# Temporary Foster Care for two Mini Schnauzers



## Valentinelogan (Feb 3, 2015)

Hi All

My family and I may have to go to Japan for work in two months but we were informed that our two miniature schnauzers would need to have an anti-body test and wait for 180days (6months) prior to entering Japan.

We do not want them to be quarantine for 4 months in Japan as this would be stressful for them, so we are looking for a temporary foster home in London for 4 months, then we can return back to pick them up.

We are happy to provide food for the period and pay for any medical bills and donate money to a dog charity but we would find it tough to spend £40 a day for the two dogs for 4 months in a normal dog kennel.

Are there any registered foster care organisations which could look after our dogs? 

Mia is a nine year old salt and pepper schnauzer who believes she is a human teenager and Noa is a 4 year old black schnauzer who thinks she is a 7 year old and needs to sleep with humans! They are part of our family so we cannot leave them permanently but we have not much choice in the work situation.
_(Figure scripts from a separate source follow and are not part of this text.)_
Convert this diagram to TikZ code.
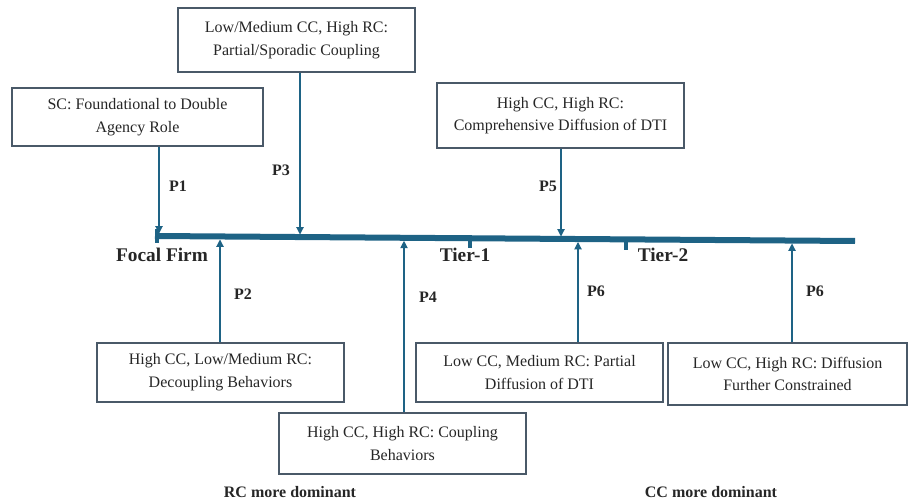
\documentclass[tikz,border=0pt]{standalone}
\usepackage{fontspec}
\setmainfont{Liberation Serif}
\usetikzlibrary{arrows.meta}
\definecolor{linec}{HTML}{1E6385}
\definecolor{boxc}{HTML}{4A5968}
\tikzset{
  box/.style={draw=boxc, line width=0.9pt, align=center, inner sep=2pt,
    font=\fontsize{12}{17}\selectfont, text=black!85},
  conn/.style={draw=linec, line width=0.8pt, -{Triangle[length=5.5pt,width=5.5pt]}},
  plabel/.style={font=\fontsize{12}{14}\selectfont\bfseries, text=black!85},
  axlabel/.style={font=\fontsize{14.5}{16}\selectfont\bfseries, text=black!85},
  tick/.style={draw=linec, line width=3pt}
}
\begin{document}
\begin{tikzpicture}[x=0.75pt,y=-0.75pt]
\useasboundingbox (0,0) rectangle (909,502);
% main line
\coordinate (L0) at (155,236);
\coordinate (L1) at (855,241);
\draw[linec, line width=4.5pt] (L0) -- (L1);
\draw[tick] (157,229) -- (157,243);
\draw[tick] (470,235) -- (470,248);
\draw[tick] (626,237) -- (626,250);
% axis points
\coordinate (d1) at (159,233.5);
\coordinate (d3) at (300,234.5);
\coordinate (d5) at (561,236.5);
\coordinate (u2) at (220,239.5);
\coordinate (u4) at (404,240.8);
\coordinate (u6a) at (578,242);
\coordinate (u6b) at (792,243.5);
% boxes
\node[box, minimum width=188.25pt, minimum height=43.5pt] (sc) at (137.5,117) {SC: Foundational to Double\\Agency Role};
\node[box, minimum width=177.75pt, minimum height=48pt] (b3) at (296.5,40) {Low/Medium CC, High RC:\\Partial/Sporadic Coupling};
\node[box, minimum width=185.25pt, minimum height=48.75pt] (b5) at (560.5,115.5) {High CC, High RC:\\Comprehensive Diffusion of DTI};
\node[box, minimum width=185.25pt, minimum height=44.25pt] (b2) at (220.5,372.5) {High CC, Low/Medium RC:\\Decoupling Behaviors};
\node[box, minimum width=185.25pt, minimum height=45.75pt] (b4) at (402.5,443.5) {High CC, High RC: Coupling\\Behaviors};
\node[box, minimum width=185.25pt, minimum height=44.25pt] (b6a) at (539.5,372.5) {Low CC, Medium RC: Partial\\Diffusion of DTI};
\node[box, minimum width=179.25pt, minimum height=46.5pt] (b6b) at (787.5,374) {Low CC, High RC: Diffusion\\Further Constrained};
% connectors
\draw[conn] (sc.south -| d1) -- (d1);
\draw[conn] (b3.south -| d3) -- (d3);
\draw[conn] (b5.south -| d5) -- (d5);
\draw[conn] (b2.north -| u2) -- (u2);
\draw[conn] (b4.north -| u4) -- (u4);
\draw[conn] (b6a.north -| u6a) -- (u6a);
\draw[conn] (b6b.north -| u6b) -- (u6b);
% P labels
\node[plabel] (p1) at (178,186) {P1};
\node[plabel] (p3) at (281,170) {P3};
\node[plabel] (p5) at (548,186) {P5};
\node[plabel] (p2) at (243,294) {P2};
\node[plabel] (p4) at (428,297) {P4};
\node[plabel] (p6a) at (596,291) {P6};
\node[plabel] (p6b) at (815,291) {P6};
% axis labels
\node[axlabel] (ff) at (162,255) {Focal Firm};
\node[axlabel] (t1) at (465,255) {Tier-1};
\node[axlabel] (t2) at (663,255) {Tier-2};
\node[plabel] (rc) at (290,492) {RC more dominant};
\node[plabel] (cc) at (711,492) {CC more dominant};
\end{tikzpicture}
\end{document}
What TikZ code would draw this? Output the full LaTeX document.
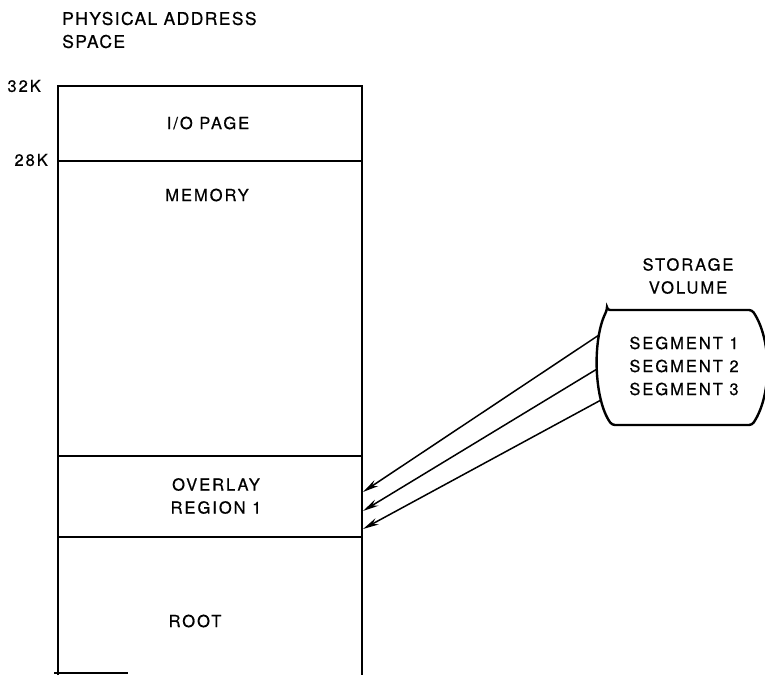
\documentclass[tikz,border=0pt]{standalone}
\usepackage{fontspec}
\setmainfont{TeX Gyre Heros}[LetterSpace=12,FakeBold=0.6]
\newfontfamily\titlefont{TeX Gyre Heros}[LetterSpace=8,FakeBold=0.6]
\usetikzlibrary{arrows.meta}
\begin{document}
\begin{tikzpicture}[x=1pt,y=-1pt,
  lbl/.style={font=\fontsize{16.5}{23}\selectfont, align=center, inner sep=0pt},
  big/.style={font=\titlefont\fontsize{17.5}{23}\selectfont, align=left, inner sep=0pt},
  outer/.style={line width=2.4pt},
  sep/.style={line width=1.7pt},
  conn/.style={-{Stealth[length=16pt,width=7pt]}, line width=1.5pt}]
\useasboundingbox (0,0) rectangle (765,675);
% physical address space
\draw[outer] (58,675) -- (58,86) -- (362,86) -- (362,675);
\draw[sep] (58,161) -- (362,161);
\draw[sep] (58,456) -- (362,456);
\draw[sep] (58,537) -- (362,537);
\draw[sep] (54,673) -- (128,673);
\node[big, anchor=west] (title) at (62,30) {PHYSICAL ADDRESS\\SPACE};
\node[lbl, anchor=east] (k32) at (41,86) {32K};
\node[lbl, anchor=east] (k28) at (48,160) {28K};
\node[lbl] (io) at (208,123) {I/O PAGE};
\node[lbl] (mem) at (207,195) {MEMORY};
\node[lbl] (ovl) at (216,496) {OVERLAY\\REGION 1};
\node[lbl] (root) at (195,621) {ROOT};
% storage volume
\draw[outer, rounded corners=3pt] (607,310) -- (752,310) .. controls (772,340) and (772,395) .. (752,425) -- (612,425) .. controls (594,400) and (592,340) .. (607,310) -- cycle;
\node[lbl] (svlbl) at (688,276) {STORAGE\\VOLUME};
\node[lbl] (segs) at (684,366) {SEGMENT 1\\SEGMENT 2\\SEGMENT 3};
\coordinate (s1) at (599,335);
\coordinate (s2) at (597,369);
\coordinate (s3) at (601,400);
\coordinate (t1) at (363,492);
\coordinate (t2) at (363,511);
\coordinate (t3) at (363,529);
\draw[conn] (s1) -- (t1);
\draw[conn] (s2) -- (t2);
\draw[conn] (s3) -- (t3);
\end{tikzpicture}
\end{document}
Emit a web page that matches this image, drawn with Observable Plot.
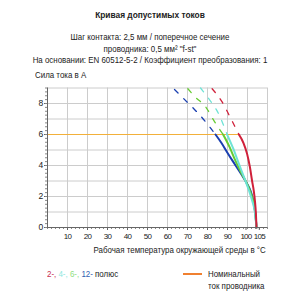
<!DOCTYPE html>
<html><head><meta charset="utf-8">
<script src="https://cdn.jsdelivr.net/npm/d3@7"></script>
<script src="https://cdn.jsdelivr.net/npm/@observablehq/plot@0.6"></script>
<style>
body{margin:0;background:#fff;}
#wrap{position:relative;width:300px;height:300px;overflow:hidden;font-family:"Liberation Sans",Arial,sans-serif;color:#222;}
.t{position:absolute;white-space:nowrap;font-size:9px;line-height:10px;}
.c{left:0;width:300px;text-align:center;transform:scaleX(0.88);transform-origin:150px 0;}
.l{transform:scaleX(0.88);transform-origin:0 0;}
.r{transform:scaleX(0.88);transform-origin:100% 0;}
#chart{position:absolute;left:0;top:72px;}
</style></head><body>
<div id="wrap">
<div class="t c" style="top:10px;font-weight:bold;font-size:9.5px">Кривая допустимых токов</div>
<div class="t c" style="top:32px">Шаг контакта: 2,5 мм / поперечное сечение</div>
<div class="t c" style="top:44px">проводника: 0,5 мм² "f-st"</div>
<div class="t c" style="top:55px">На основании: EN 60512-5-2 / Коэффициент преобразования: 1</div>
<div class="t l" style="top:70px;left:35px">Сила тока в A</div>
<div id="chart"></div>
<div class="t r" style="top:245px;right:34px">Рабочая температура окружающей среды в °C</div>
<div class="t l" style="top:269px;left:47px"><span style="color:#c83050">2-,</span> <span style="color:#8ee8e0">4-,</span> <span style="color:#90e080">6-,</span> <span style="color:#3060b0">12-</span> полюс</div>
<div style="position:absolute;left:183px;top:273px;width:19px;height:2px;background:#f08030"></div>
<div class="t l" style="top:269px;left:208px">Номинальный</div>
<div class="t l" style="top:281px;left:208px">ток проводника</div>
</div>
<script>
// Data
const xTicks = [10, 20, 30, 40, 50, 60, 70, 80, 90];
const xTickNearEnd = [100];
const xTickEnd = [105];
const yTicks = [0, 2, 4, 6, 8];
const nominalCurrent = 6;
const nominalX = [0, 95.7];

const blueSolidX = [84, 87, 89.8, 92.8, 95.7, 98.3, 100.7, 102.2, 103.2, 104, 104.5];
const blueSolidY = [6, 5.45, 4.86, 4.25, 3.68, 3.15, 2.6, 2.1, 1.53, 0.8, 0];
const blueDashX = [63.5, 68.2, 74.8, 79.8, 84];
const blueDashY = [8.9, 8.3, 7.44, 6.7, 6];

const greenSolidX = [87.8, 91, 94, 97, 99.8, 101.8, 103.2, 104, 104.5];
const greenSolidY = [6, 5.2, 4.3, 3.5, 2.8, 2.15, 1.5, 0.8, 0];
const greenDashX = [70.2, 74, 79, 83.2, 87.8];
const greenDashY = [8.95, 8.4, 7.8, 6.9, 6];

const cyanSolidX = [89.8, 93, 95.7, 98.4, 100.7, 102.4, 103.7, 104.5];
const cyanSolidY = [6, 5.05, 4.1, 3.2, 2.4, 1.7, 1.0, 0];
const cyanDashX = [76.5, 80.7, 85.7, 89.8];
const cyanDashY = [9, 8.3, 7.3, 6];

const redSolidX = [95.7, 98, 99.8, 101.2, 102.3, 103.1, 103.7, 104.2, 104.5];
const redSolidY = [6, 5.45, 4.75, 3.9, 3.0, 2.4, 1.74, 0.9, 0];
const redDashX = [82.3, 87.3, 91, 95.7];
const redDashY = [8.95, 8.1, 7.2, 6];

const zip = (xs, ys) => xs.map((x, i) => ({x, y: ys[i]}));
const series = [
  {sx: blueSolidX, sy: blueSolidY, dx: blueDashX, dy: blueDashY, c: "#1a3fb0"},
  {sx: greenSolidX, sy: greenSolidY, dx: greenDashX, dy: greenDashY, c: "#66cc33"},
  {sx: cyanSolidX, sy: cyanSolidY, dx: cyanDashX, dy: cyanDashY, c: "#6fe3d6"},
  {sx: redSolidX, sy: redSolidY, dx: redDashX, dy: redDashY, c: "#d0203a"}
];

const gridX = d3.range(0, 111, 10);
const gridY = d3.range(0, 10, 1);
const minorX = d3.range(0, 111, 2);
const minorY = d3.range(0, 9.01, 0.25);

const marks = [
  Plot.ruleX(gridX, {stroke: "#cccccc", strokeWidth: 1}),
  Plot.ruleY(gridY, {stroke: "#cccccc", strokeWidth: 1}),
  Plot.ruleY([nominalCurrent], {x1: nominalX[0], x2: nominalX[1], stroke: "#f2b03a", strokeWidth: 1.2}),
];
for (const s of series) {
  marks.push(Plot.line(zip(s.dx, s.dy), {x: "x", y: "y", stroke: s.c, strokeWidth: 1.3, strokeDasharray: "5,8", curve: "monotone-x"}));
}
for (const s of series) {
  marks.push(Plot.line(zip(s.sx, s.sy), {x: "x", y: "y", stroke: s.c, strokeWidth: 2, curve: "monotone-x"}));
}
const tickOpts = {tickSize: 3, tickPadding: 3, fontSize: 8, stroke: "#666", label: null};
marks.push(
  Plot.axisX(minorX, {tickSize: 2, text: null, stroke: "#888", label: null}),
  Plot.axisX(xTicks, tickOpts),
  Plot.axisX(xTickNearEnd, {...tickOpts, dx: -1.5}),
  Plot.axisX(xTickEnd, {...tickOpts, dx: 1.8}),
  Plot.axisY(yTicks, {tickSize: 3, tickPadding: 2, fontSize: 8.5, stroke: "#666", label: null}),
  Plot.axisY(minorY, {tickSize: 2, text: null, stroke: "#888", label: null}),
  Plot.ruleX([0], {stroke: "#666"}),
  Plot.ruleY([0], {stroke: "#666"})
);

const chart = Plot.plot({
  width: 300,
  height: 175,
  marginLeft: 47,
  marginRight: 33,
  marginTop: 15.5,
  marginBottom: 20,
  x: {domain: [0, 110], label: null},
  y: {domain: [0, 9], label: null},
  style: {fontFamily: '"Liberation Sans",Arial,sans-serif', fontSize: "8.5px", letterSpacing: "-0.7px", color: "#222", background: "transparent"},
  marks
});
document.getElementById("chart").appendChild(chart);
</script>
</body></html>
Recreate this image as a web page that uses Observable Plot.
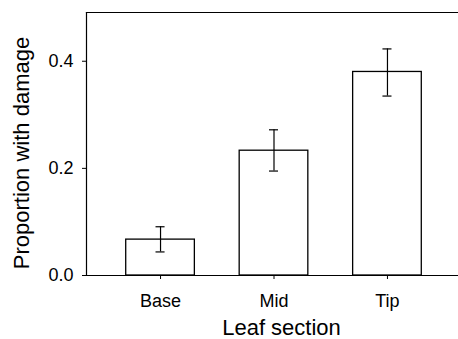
<!DOCTYPE html>
<html>
<head>
<meta charset="utf-8">
<script src="https://cdn.jsdelivr.net/npm/d3@7"></script>
<script src="https://cdn.jsdelivr.net/npm/@observablehq/plot@0.6"></script>
<style>
  html, body { margin: 0; padding: 0; background: #fff; }
  svg { display: block; }
</style>
</head>
<body>
<div id="chart"></div>
<script>
const sections = ["Base", "Mid", "Tip"];
const means = [0.067, 0.233, 0.380];
const lower = [0.044, 0.195, 0.335];
const upper = [0.091, 0.272, 0.423];
const yTicks = [0, 0.2, 0.4];
const xTitle = "Leaf section";
const yTitle = "Proportion with damage";

const data = sections.map((s, i) => ({section: s, mean: means[i], lo: lower[i], hi: upper[i]}));

const font = "'Liberation Sans', Arial, Helvetica, sans-serif";

const chart = Plot.plot({
  width: 458,
  height: 339,
  marginTop: 12,
  marginBottom: 64,
  marginLeft: 86,
  marginRight: 0,
  style: {fontFamily: font, background: "white", color: "black"},
  x: {type: "band", domain: sections, range: [86, 461], paddingInner: 0.395, paddingOuter: 0.35, round: false},
  y: {domain: [0, 0.491]},
  marks: [
    Plot.barY(data, {x: "section", y: "mean", fill: "white", stroke: "black", strokeWidth: 1.3}),
    Plot.ruleX(data, {x: "section", y1: "lo", y2: "hi", stroke: "black", strokeWidth: 1.2}),
    Plot.tickY(data, {x: "section", y: "lo", stroke: "black", strokeWidth: 1.2, insetLeft: 29.8, insetRight: 29.8}),
    Plot.tickY(data, {x: "section", y: "hi", stroke: "black", strokeWidth: 1.2, insetLeft: 29.8, insetRight: 29.8}),
    Plot.frame({anchor: "top", stroke: "black", strokeWidth: 1.2}),
    Plot.frame({anchor: "left", stroke: "black", strokeWidth: 1.2}),
    Plot.frame({anchor: "bottom", stroke: "black", strokeWidth: 1.2}),
    Plot.axisY({ticks: yTicks, tickFormat: d3.format(".1f"), tickSize: 4, tickPadding: 9, fontSize: 18, label: null, stroke: "black"}),
    Plot.axisX({tickSize: 4, tickPadding: 15, fontSize: 18, label: null, stroke: "black"}),
    Plot.text([xTitle], {frameAnchor: "bottom", textAnchor: "middle", lineAnchor: "bottom", dx: 9, dy: 59, fontSize: 22, fill: "black"}),
    Plot.text([yTitle], {frameAnchor: "left", textAnchor: "middle", lineAnchor: "bottom", rotate: -90, dx: -57.5, dy: 9, fontSize: 22, fill: "black"})
  ]
});
document.getElementById("chart").appendChild(chart);
</script>
</body>
</html>
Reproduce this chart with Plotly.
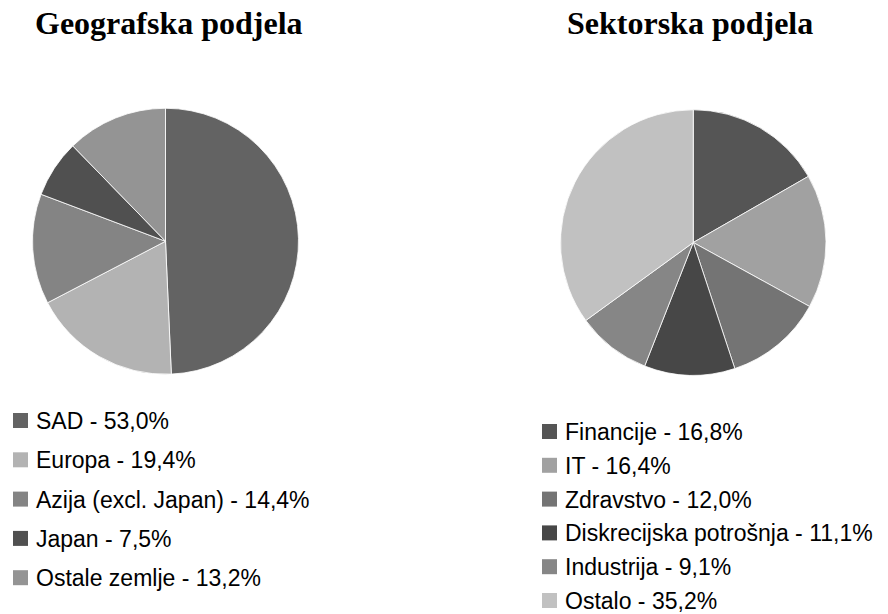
import plotly.graph_objects as go

W, H = 888, 614

# ---- data ----
geo_labels = ["SAD", "Europa", "Azija (excl. Japan)", "Japan", "Ostale zemlje"]
geo_values = [53.0, 19.4, 14.4, 7.5, 13.2]
geo_colors = ["#636363", "#b3b3b3", "#848484", "#505050", "#949494"]

sec_labels = ["Financije", "IT", "Zdravstvo", "Diskrecijska potrošnja", "Industrija", "Ostalo"]
sec_values = [16.8, 16.4, 12.0, 11.1, 9.1, 35.2]
sec_colors = ["#555555", "#a1a1a1", "#747474", "#474747", "#868686", "#c1c1c1"]

titles = ["Geografska podjela", "Sektorska podjela"]


def fmt(v):
    return f"{v:.1f}".replace(".", ",") + "%"


def px(x):
    return x / W


def py(y):
    return 1 - y / H


fig = go.Figure()

# pies: (labels, values, colors, domain in px)
pies = [
    (geo_labels, geo_values, geo_colors, (32.5, 298.5, 108, 374.5)),
    (sec_labels, sec_values, sec_colors, (560.5, 826, 109, 376)),
]
for labels, values, colors, (x0, x1, y0, y1) in pies:
    fig.add_trace(go.Pie(
        labels=labels, values=values, sort=False, direction="clockwise",
        rotation=0, textinfo="none", hoverinfo="label+percent",
        marker=dict(colors=colors, line=dict(color="white", width=0.8)),
        domain=dict(x=[px(x0), px(x1)], y=[py(y1), py(y0)]),
        showlegend=False,
    ))

annotations = []
shapes = []

# titles
for t, cx in zip(titles, [168.5, 689.5]):
    annotations.append(dict(
        text=f"<b>{t}</b>", x=px(cx), y=py(23), xref="paper", yref="paper",
        xanchor="center", yanchor="middle", showarrow=False,
        font=dict(family="Liberation Serif, Times New Roman, serif", size=32, color="#000000"),
    ))

# legends
legends = [
    (geo_labels, geo_values, geo_colors, 13, 420.5, 39.3),
    (sec_labels, sec_values, sec_colors, 542, 431.5, 33.8),
]
sq = 15
for labels, values, colors, lx, ly0, step in legends:
    for i, (lab, val, col) in enumerate(zip(labels, values, colors)):
        cy = ly0 + i * step
        shapes.append(dict(
            type="rect", xref="paper", yref="paper",
            x0=px(lx), x1=px(lx + sq), y0=py(cy + sq / 2), y1=py(cy - sq / 2),
            fillcolor=col, line=dict(width=0),
        ))
        annotations.append(dict(
            text=f"{lab} - {fmt(val)}", x=px(lx + sq + 6), y=py(cy + 0.5),
            xref="paper", yref="paper", xanchor="left", yanchor="middle",
            showarrow=False,
            font=dict(family="Liberation Sans, Arial, sans-serif", size=23, color="#000000"),
        ))

fig.update_layout(
    width=W, height=H, margin=dict(l=0, r=0, t=0, b=0),
    paper_bgcolor="white", plot_bgcolor="white",
    annotations=annotations, shapes=shapes, showlegend=False,
)

# remove the browser's default 8px page margin so the figure fills the window
fig.write_html(
    "out.html",
    config={"displayModeBar": False},
    post_script="document.body.style.margin='0px';document.body.style.overflow='hidden';",
)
I have asked friends and they are looking but most people have their own commitments and cannot add a dog or dogs into their life even for a 4 month period.


Any help would be greatly appreciated.
Thanks
V


----------



## xxJudexx (Sep 21, 2013)

Have you looking into getting a house sitter who could also care for the dogs? The long term ones are often quite affordable.


----------



## Valentinelogan (Feb 3, 2015)

Thanks for your responses Jude.
No we have not yet, are there any recommended sitters in the London area?


----------